Certains pays du Sud, comme le Brésil, plaident par ailleurs pour une solution diplomatique. Le 15 avril à Shanghai (Chine), le président brésilien Lula avait estimé que les Etats-Unis et l'UE devaient "cesser d'encourager la guerre et commencer à parler de paix", cite France 24. Mais l'Ukraine, comme ses alliés occidentaux, s'opposent à tout règlement pacifique de la guerre. "Cela reviendrait à geler le conflit et donner la victoire à la Russie. Moscou conserverait les territoires ukrainiens annexés depuis 2014, et ceux gagnés pendant la guerre", pointe Ulrich Bounat. L'intervention de Lula, premier chef d'Etat à prendre la parole à l'ONU, sera donc particulièrement scrutée. 
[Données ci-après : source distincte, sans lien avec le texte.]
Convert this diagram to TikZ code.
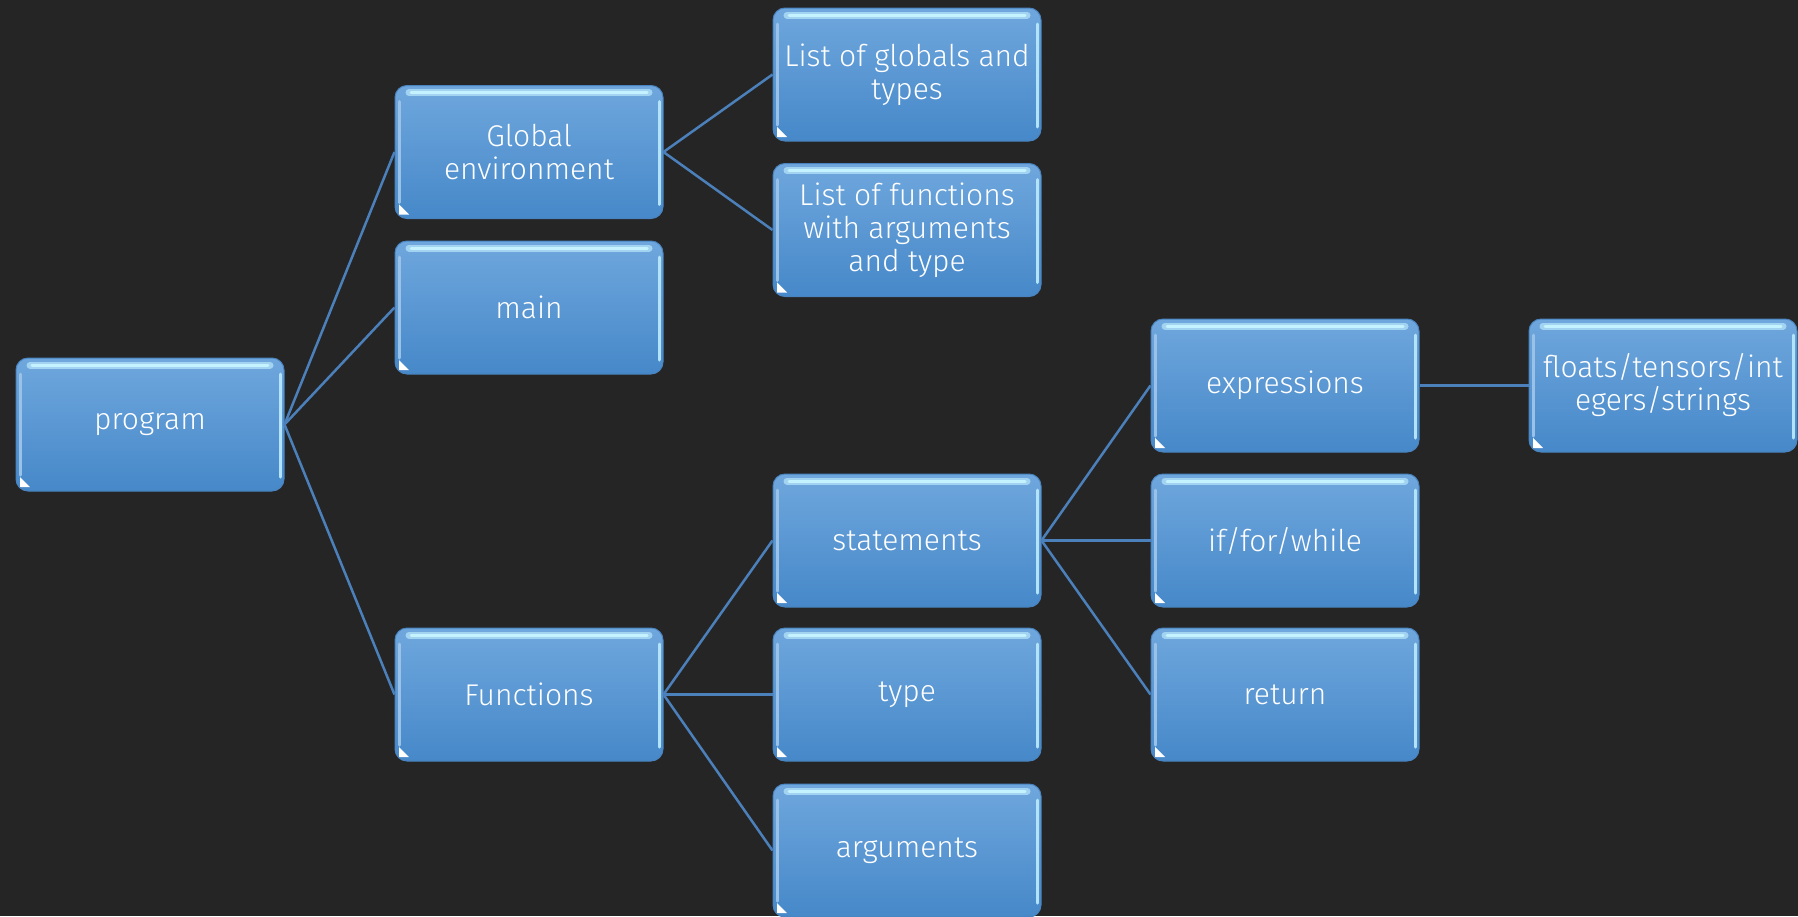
\documentclass[tikz,border=0pt]{standalone}
\usepackage{fontspec}
\setmainfont{Fira Sans}[UprightFont=* Light]
\definecolor{bg}{HTML}{252525}
\definecolor{boxtop}{HTML}{6FA7DD}
\definecolor{boxbot}{HTML}{4688C9}
\definecolor{boxedge}{HTML}{4A84C0}
\definecolor{hl}{HTML}{C4F2FF}
\definecolor{linkc}{HTML}{4B80BA}
\begin{document}
\begin{tikzpicture}[x=1pt,y=-1pt,
  box/.style={rounded corners=12pt, minimum width=268pt, minimum height=133pt,
    top color=boxtop, bottom color=boxbot, draw=boxedge, line width=1pt,
    text=white, align=center, inner sep=1pt,
    font=\fontsize{30}{33}\selectfont,
    path picture={
      \draw[sharp corners, line width=7pt, hl!60!boxtop, line cap=round]
        ([xshift=14pt,yshift=-7pt]path picture bounding box.north west) --
        ([xshift=-14pt,yshift=-7pt]path picture bounding box.north east);
      \draw[sharp corners, line width=3pt, hl, line cap=round]
        ([xshift=16pt,yshift=-7pt]path picture bounding box.north west) --
        ([xshift=-16pt,yshift=-7pt]path picture bounding box.north east);
      \draw[sharp corners, line width=3pt, hl!80!boxtop, line cap=round]
        ([xshift=-4pt,yshift=-16pt]path picture bounding box.north east) --
        ([xshift=-4pt,yshift=14pt]path picture bounding box.south east);
      \draw[sharp corners, line width=3pt, boxtop!70!white, line cap=round]
        ([xshift=4pt,yshift=-16pt]path picture bounding box.north west) --
        ([xshift=4pt,yshift=16pt]path picture bounding box.south west);
      \fill[sharp corners, white]
        ([xshift=4pt,yshift=4pt]path picture bounding box.south west) --
        ++(10pt,0pt) -- ++(-10pt,10pt) -- cycle;
    }},
  link/.style={draw=linkc, line width=2.5pt}]
\fill[bg] (0,0) rectangle (1798,916);
\useasboundingbox (0,0) rectangle (1798,916);

\node[box] (program) at (150,424.5) {program};
\node[box] (global) at (529,152) {Global\\environment};
\node[box] (main) at (529,307.5) {main};
\node[box] (functions) at (529,694.5) {Functions};
\node[box] (globals) at (907,74.5) {List of globals and\\types};
\node[box] (funclist) at (907,230) {List of functions\\with arguments\\and type};
\node[box] (statements) at (907,540.5) {statements};
\node[box] (type) at (907,694.5) {type};
\node[box] (arguments) at (907,850.5) {arguments};
\node[box] (expressions) at (1285,385.5) {expressions};
\node[box] (control) at (1285,540.5) {if/for/while};
\node[box] (return) at (1285,694.5) {return};
\node[box] (values) at (1663,385.5) {floats/tensors/int\\egers/strings};

\draw[link] (program.east) -- (global.west);
\draw[link] (program.east) -- (main.west);
\draw[link] (program.east) -- (functions.west);
\draw[link] (global.east) -- (globals.west);
\draw[link] (global.east) -- (funclist.west);
\draw[link] (functions.east) -- (statements.west);
\draw[link] (functions.east) -- (type.west);
\draw[link] (functions.east) -- (arguments.west);
\draw[link] (statements.east) -- (expressions.west);
\draw[link] (statements.east) -- (control.west);
\draw[link] (statements.east) -- (return.west);
\draw[link] (expressions.east) -- (values.west);
\end{tikzpicture}
\end{document}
Il va appeler à renforcer l'intégrité territoriale des Etats

"L'Ukraine présentera une proposition concrète aux Etats membres de l'ONU sur la façon de fortifier le principe d'intégrité territoriale et d'améliorer la capacité de l'ONU à déjouer et arrêter une agression", a prévenu Volodymyr Zelensky sur X (ex-Twitter). En s'exprimant dans l'enceinte des Nations unies, le président ukrainien "a l'occasion de situer le sort de son pays dans un cadre auquel les autres peuvent s'identifier (…) comme le respect de la souveraineté", qui constitue l'un des principes fondateurs de l'ONU, souligne auprès de Libération Stewart Patrick, chercheur au Carnegie Endowment for International Peace.

Diffusée dans de nombreux pays, la propagande russe affirme que Moscou était légitime à envahir l'Ukraine, souligne le spécialiste. "Volodymyr Zelensky va avoir l'occasion de décrire la nature des atrocités et des crimes que la Russie a infligés à son pays. Il peut aussi rappeler (…) que son pays est celui qui subit le plus, aujourd'hui, la violation des principes fondateurs de l'ONU. "

"C'est une belle démarche sur le papier, mais certainement illusoire", commente Ulrich Bounat. Le Conseil de sécurité de l'ONU, qui est notamment chargé de prévenir une aggravation d'un conflit et de maintenir la paix, est "sans cesse bloqué par les Russes et les Chinois, qui y ont un droit de veto", rappelle le chercheur.